While there is much legitimacy to grievances expressed by many in the civilian population, as we observed in our previous post, there seems to be a guiding hand behind the unrest.

A crucial development would be unrest severe enough to bring about a hostile government that disrupts traffic through the Bab el-Mandeb "gate of tears" - the opening from the Red Sea to the Indian ocean through which a large percentage of oil traffic flows.

Dangers at Sea


The Bab el Mandeb is the exit point to the east for loaded tankers carrying nearly one million barrels of oil per day from one of the world's most important crude oil terminals, the Saudi port of Yanbu.

Roughly 40 percent of the world's fleet of transoceanic oil tankers passes through the Bab el Mandeb every year.

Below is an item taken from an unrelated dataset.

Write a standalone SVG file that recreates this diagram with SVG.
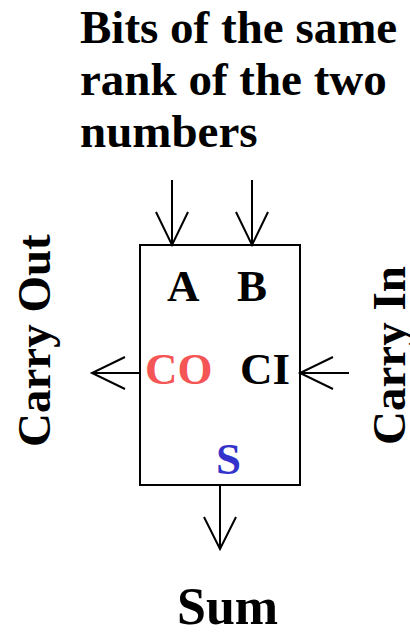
<svg xmlns="http://www.w3.org/2000/svg" width="410" height="633" viewBox="0 0 410 633">
<style>
text{font-family:"Liberation Serif","Times New Roman",serif;font-weight:bold}
.t{font-size:47px;fill:#000}
.l{font-size:45px}
.ln{stroke:#000;stroke-width:2;fill:none}
</style>
<rect width="410" height="633" fill="#fff"/>
<g id="title">
<text class="t" x="80" y="43">Bits of the same</text>
<text class="t" x="80" y="95">rank of the two</text>
<text class="t" x="80" y="147">numbers</text>
</g>
<g id="adder">
<rect x="140" y="245" width="160" height="240" class="ln"/>
<text class="l" x="167" y="301">A</text>
<text class="l" x="237" y="301">B</text>
<text class="l" x="145" y="384" fill="#f55555">CO</text>
<text class="l" x="240" y="384">CI</text>
<text class="l" x="216" y="474" fill="#3333cc">S</text>
</g>
<g id="carry-out"><text class="t" transform="translate(50,447) rotate(-90)">Carry Out</text></g>
<g id="carry-in"><text class="t" transform="translate(405,445) rotate(-90)">Carry In</text></g>
<g id="sum"><text x="177" y="624" font-size="52">Sum</text></g>
<g id="connectors" class="ln">
<path d="M172,180V245M156,212L172,245L188,212"/>
<path d="M252,180V245M236,212L252,245L268,212"/>
<path d="M140,373H92M125,357L92,373L125,389"/>
<path d="M349,373H300M333,357L300,373L333,389"/>
<path d="M220,485V549M204,517L220,549L236,517"/>
</g>
</svg>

...the flow of oil is critically vulnerable not at sea but where the shore interfaces with the sea: at oil loading terminals and associated infrastructure. Navies, including many not as large or as powerful as that of the United States, can attack these facilities with dramatic and long-term effects on the energy supply and the price of oil. It could take years to rebuild or replace a terminal such as Ras Tanura, in Saudi Arabia, if it were destroyed. Remove the Juaymah terminal and Yanbu as well, and 20 percent of the world's maritime oil exports would be cut off and access to nearly all of its spare oil production capacity blocked. Oil refineries at both loading and discharge ports are similarly vulnerable, and they are presently the weakest link in the oil supply chain.

If these events occurred, my forecast of $60 crude oil due to existing deflationary pressures would be cast by the wayside as oil could conceivably rocket to perhaps $150 per barrel.  A price at that lofty level for any length of time would blast a hole in the economic recovery of developed nations and cause an intense inflationary spiral in a host of goods and commodities as long as the reduced supply lasted.  As the high prices damage the economy over time, a negative feedback loop would arise in the medium term and cause demand for oil to drop and deflationary pressures would then reassert themselves.

The possibilities are numerous and the results complex as we see the Middle East in flux. One wonders if any of the autocratic Arab regimes are resilient enough to survive the contagion that is spreading? The Saudis are beginning to look vulnerable to this observer.  If so, is there a "chosen" leader waiting to replace the house of Saud?